Lord, how can man preach thy eternal word?
He is a brittle crazy glass;
Yet in thy temple thou dost him afford
This glorious and transcendent place,
To be a window, through thy grace.
But when thou dost anneal in glass thy story,
Making thy life to shine within
The holy preachers, then the light and glory
More reverend grows, and more doth win;
Which else shows waterish, bleak, and thin.
Doctrine and life, colors and light, in one
When they combine and mingle, bring
A strong regard and awe; but speech alone
Doth vanish like a flaring thing,
And in the ear, not conscience, ring.
In the great cathedral of Winchester, the enormous East window is the size of two tennis courts.
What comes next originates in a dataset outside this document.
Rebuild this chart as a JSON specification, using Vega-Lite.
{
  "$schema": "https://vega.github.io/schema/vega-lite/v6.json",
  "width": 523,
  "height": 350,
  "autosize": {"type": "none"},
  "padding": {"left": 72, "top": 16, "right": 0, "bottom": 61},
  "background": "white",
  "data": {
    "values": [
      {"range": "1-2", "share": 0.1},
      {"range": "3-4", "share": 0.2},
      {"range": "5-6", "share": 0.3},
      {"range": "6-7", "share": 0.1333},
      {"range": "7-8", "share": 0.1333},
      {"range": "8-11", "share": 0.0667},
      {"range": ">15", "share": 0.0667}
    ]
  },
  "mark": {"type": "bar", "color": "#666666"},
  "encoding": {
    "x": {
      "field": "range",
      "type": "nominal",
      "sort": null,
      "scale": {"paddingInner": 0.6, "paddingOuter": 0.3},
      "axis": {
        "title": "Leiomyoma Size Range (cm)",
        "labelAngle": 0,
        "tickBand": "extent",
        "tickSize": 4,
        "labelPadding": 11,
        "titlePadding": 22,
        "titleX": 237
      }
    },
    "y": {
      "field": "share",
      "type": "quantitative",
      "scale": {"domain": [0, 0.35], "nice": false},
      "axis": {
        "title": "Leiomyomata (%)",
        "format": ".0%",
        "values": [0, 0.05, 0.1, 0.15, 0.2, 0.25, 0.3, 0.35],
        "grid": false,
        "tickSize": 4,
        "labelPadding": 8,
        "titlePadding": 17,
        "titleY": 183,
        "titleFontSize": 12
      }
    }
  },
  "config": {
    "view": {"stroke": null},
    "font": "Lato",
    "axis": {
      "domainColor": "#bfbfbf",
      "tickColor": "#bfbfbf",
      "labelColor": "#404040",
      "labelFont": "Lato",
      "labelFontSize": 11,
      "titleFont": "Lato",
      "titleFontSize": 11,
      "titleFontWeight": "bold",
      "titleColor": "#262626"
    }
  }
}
In 1642, Oliver Cromwell's forces smashed the magnificent window into bits because they deemed the artwork to be idolatrous. That night, the villagers snuck into the cathedral and gathered up the shards, keeping them hidden in their homes until the civil war was over. Afterward, they brought them all out and began the Herculean task of putting them all back together as they had been. But it soon became evident that this was impossible. So they put the broken pieces back together in a mosaic of shapes, colors, and partial images--a hand here, an eye there, a leaf, a word, a patch of sky. The result is stunning, not only in its beauty, but also in its meaning. The window is not the thing; it's the light, "thy story" shining through the window, and the combination of the light and the glass, doctrine and life, which makes the window the new thing. Not just preachers, but everyone, is like that: brittle, crazy (distorted or flawed) glass, either being broken or being put back together. Brilliant. Literally.